Não. Mas vale a pena lutar. Quando convocámos o protesto de abril, convocámo-lo no início de Janeiro e, logo a seguir, o Governo veio apresentar um pacote novo de medidas.
O facto de haver protestos na rua faz com que a habitação esteja no centro da discussão política. Sabemos que esta luta não é fácil nem rápida, porque estamos a enfrentar interesses fortes neste país, do sector financeiro, do imobiliário, da construção e do turismo, mas vamos insistir nas medidas que pedimos.
É preciso regulação das rendas, das prestações do crédito e do lucro da banca. É preciso acabar não só com os vistos gold, mas com o regime de residentes não habituais e com os incentivos injustos aos nómadas digitais.
Pedimos, também, uma moratória de despejos e à oposição à renovação de contratos. É preciso reduzir os apartamentos turísticos, não mantê-los, como propõe o Governo, e precisamos de um plano de emergência para os estudantes.
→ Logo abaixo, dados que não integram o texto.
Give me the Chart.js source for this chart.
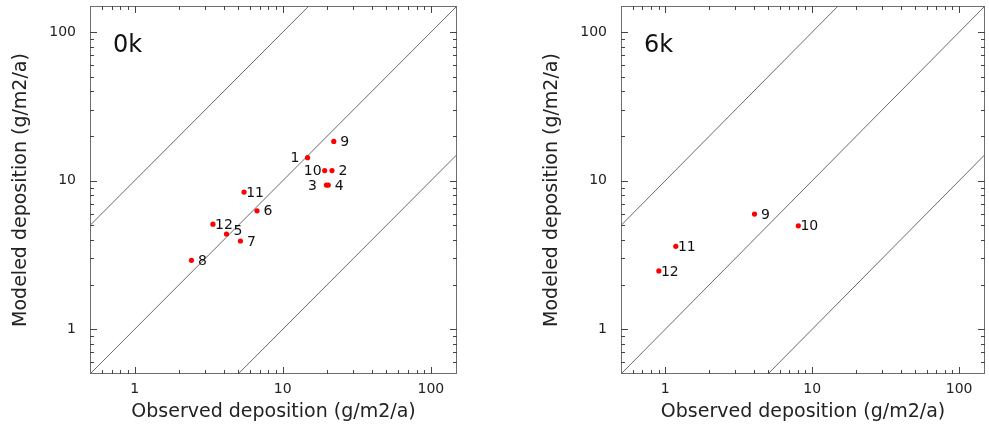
<!DOCTYPE html>
<html>
<head>
<meta charset="utf-8">
<script src="https://cdn.jsdelivr.net/npm/chart.js@4.4.0/dist/chart.umd.min.js"></script>
<style>
  html, body { margin: 0; padding: 0; background: #fff; }
  #left { position: absolute; left: 0; top: 0; }
  #right { position: absolute; left: 531px; top: 0; }
</style>
</head>
<body>
<canvas id="left" width="531" height="433"></canvas>
<canvas id="right" width="458" height="433"></canvas>
<script>
// 0k sites
const sites0k = ["1", "2", "3", "4", "5", "6", "7", "8", "9", "10", "11", "12"];
const observed0k = [14.7, 21.5, 19.7, 20.3, 4.17, 6.7, 5.18, 2.42, 22.1, 19.2, 5.48, 3.38];
const modeled0k = [14.3, 11.7, 9.35, 9.35, 4.38, 6.27, 3.93, 2.91, 18.4, 11.7, 8.39, 5.1];

// 6k sites
const sites6k = ["9", "10", "11", "12"];
const observed6k = [4.05, 8.05, 1.18, 0.905];
const modeled6k = [5.96, 4.97, 3.62, 2.47];

const axisMin = 0.5;
const axisMax = 150;
const tickValues = [1, 10, 100];
const minorValues = [0.6, 0.7, 0.8, 0.9, 2, 3, 4, 5, 6, 7, 8, 9, 20, 30, 40, 50, 60, 70, 80, 90];
const ratios = [10, 1, 0.1]; // model = ratio * observed

const FONT = "'DejaVu Sans', Verdana, sans-serif";

// label placement (left of the point for a few crowded ones)
const labelShift0k = { "1": [-12.5, 0], "10": [-12, 0], "3": [-14, 0], "5": [11.5, -4] };
const labelShift6k = {};

function ratioLine(r) {
  const x0 = Math.max(axisMin, axisMin / r);
  const x1 = Math.min(axisMax, axisMax / r);
  return [{ x: x0, y: r * x0 }, { x: x1, y: r * x1 }];
}

const frame = {
  id: "frame",
  afterDraw(chart) {
    const { ctx, chartArea: a, scales } = chart;
    const sx = scales.x, sy = scales.y;
    ctx.save();
    ctx.strokeStyle = "#6e6e6e";
    ctx.lineWidth = 1;
    ctx.strokeRect(a.left + 0.5, a.top + 0.5, a.right - a.left - 1, a.bottom - a.top - 1);
    ctx.strokeStyle = "#444";
    const mark = (v, len) => {
      const px = Math.round(sx.getPixelForValue(v)) + 0.5;
      const py = Math.round(sy.getPixelForValue(v)) + 0.5;
      ctx.beginPath();
      ctx.moveTo(px, a.bottom); ctx.lineTo(px, a.bottom - len);
      ctx.moveTo(px, a.top); ctx.lineTo(px, a.top + len);
      ctx.moveTo(a.left, py); ctx.lineTo(a.left + len, py);
      ctx.moveTo(a.right, py); ctx.lineTo(a.right - len, py);
      ctx.stroke();
    };
    tickValues.forEach(v => mark(v, 7));
    minorValues.forEach(v => mark(v, 4));
    ctx.restore();
  }
};

const pointLabels = {
  id: "pointLabels",
  afterDatasetsDraw(chart, args, opts) {
    const { ctx } = chart;
    const meta = chart.getDatasetMeta(0);
    ctx.save();
    ctx.font = "14px " + FONT;
    ctx.fillStyle = "#111";
    ctx.textAlign = "center";
    ctx.textBaseline = "middle";
    meta.data.forEach((pt, i) => {
      const name = opts.names[i];
      const s = opts.shift[name] || [11, 0];
      ctx.fillText(name, pt.x + s[0], pt.y + s[1] + 1);
    });
    // panel tag
    ctx.font = "24px " + FONT;
    ctx.textAlign = "left";
    ctx.textBaseline = "alphabetic";
    ctx.fillText(opts.tag, chart.chartArea.left + 23, 52);
    ctx.restore();
  }
};

function makeChart(id, names, obs, mod, tag, shift, padRight) {
  const points = obs.map((v, i) => ({ x: v, y: mod[i] }));
  const lines = ratios.map(r => ({
    type: "line",
    data: ratioLine(r),
    borderColor: "#6a6a6a",
    borderWidth: 1,
    pointRadius: 0,
    showLine: true,
    order: 2
  }));
  const scaleBase = (title) => ({
    type: "logarithmic",
    min: axisMin,
    max: axisMax,
    grid: { display: false, drawTicks: false },
    border: { display: false },
    afterBuildTicks: (scale) => { scale.ticks = tickValues.map(v => ({ value: v })); },
    ticks: {
      color: "#222",
      font: { family: FONT, size: 14 },
      callback: (v) => String(v)
    },
    title: {
      display: true,
      text: title,
      color: "#222",
      font: { family: FONT, size: 19 }
    }
  });
  const xs = scaleBase("Observed deposition (g/m2/a)");
  xs.ticks.padding = 7;
  xs.title.padding = { top: 0, bottom: 10 };
  xs.afterFit = (scale) => {
    scale.height = 59;
    scale.paddingLeft = 0;
    scale.paddingRight = 0;
  };
  const ys = scaleBase("Modeled deposition (g/m2/a)");
  ys.ticks.padding = 14;
  ys.title.padding = { top: 10, bottom: 0 };
  ys.afterFit = (scale) => {
    scale.width = 90;
    scale.paddingTop = 0;
    scale.paddingBottom = 0;
  };

  return new Chart(document.getElementById(id), {
    type: "scatter",
    data: {
      datasets: [{
        data: points,
        backgroundColor: "#ff0000",
        borderColor: "#ff0000",
        pointRadius: 2.6,
        borderWidth: 0,
        order: 0
      }].concat(lines)
    },
    options: {
      responsive: false,
      animation: false,
      layout: { padding: { top: 6, left: 0, right: padRight, bottom: 0 } },
      plugins: {
        legend: { display: false },
        tooltip: { enabled: false },
        pointLabels: { names: names, tag: tag, shift: shift }
      },
      scales: { x: xs, y: ys }
    },
    plugins: [frame, pointLabels]
  });
}

makeChart("left", sites0k, observed0k, modeled0k, "0k", labelShift0k, 74);
makeChart("right", sites6k, observed6k, modeled6k, "6k", labelShift6k, 1);
</script>
</body>
</html>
Mantêm contacto com o Governo?
Apresentámos formalmente estas propostas todas ainda na altura em que o Mais Habitação estava a ser discutido na Assembleia da República, a todos os partidos políticos, menos à extrema-direita.
Houve alguns partidos que dialogaram connosco, outros que não se interessaram. O PS, a direita e o Governo não se mostraram muito interessados em dialogar connosco.
A ministra nunca a recebeu as associações pelo direito à habitação?
A ministra, quando nos recebeu, foi sempre porque tivemos de entrar no ministério e dizer que, depois de não sei quantos pedidos de reunião, não sairíamos enquanto não fossemos recebidos. São sempre reuniões quase à força.
Lamentamos, sobretudo, o facto de sabermos que a ministra e o Governo têm negociado muitíssimo com as associações de proprietários e promotores imobiliários.
Eles estiveram sentados em gabinetes a desenhar algumas das políticas do Mais Habitação, o que nos faz, desde logo, ter enormes suspeitas sobre aquilo que este pacote vai trazer de benefício para nós.
Sabemos que, por exemplo, a APPII [Associação Portuguesa de Promotores e Investidores Imobiliários] esteve a negociar várias medidas dentro do Mais Habitação. Infelizmente, nós nunca fomos chamados.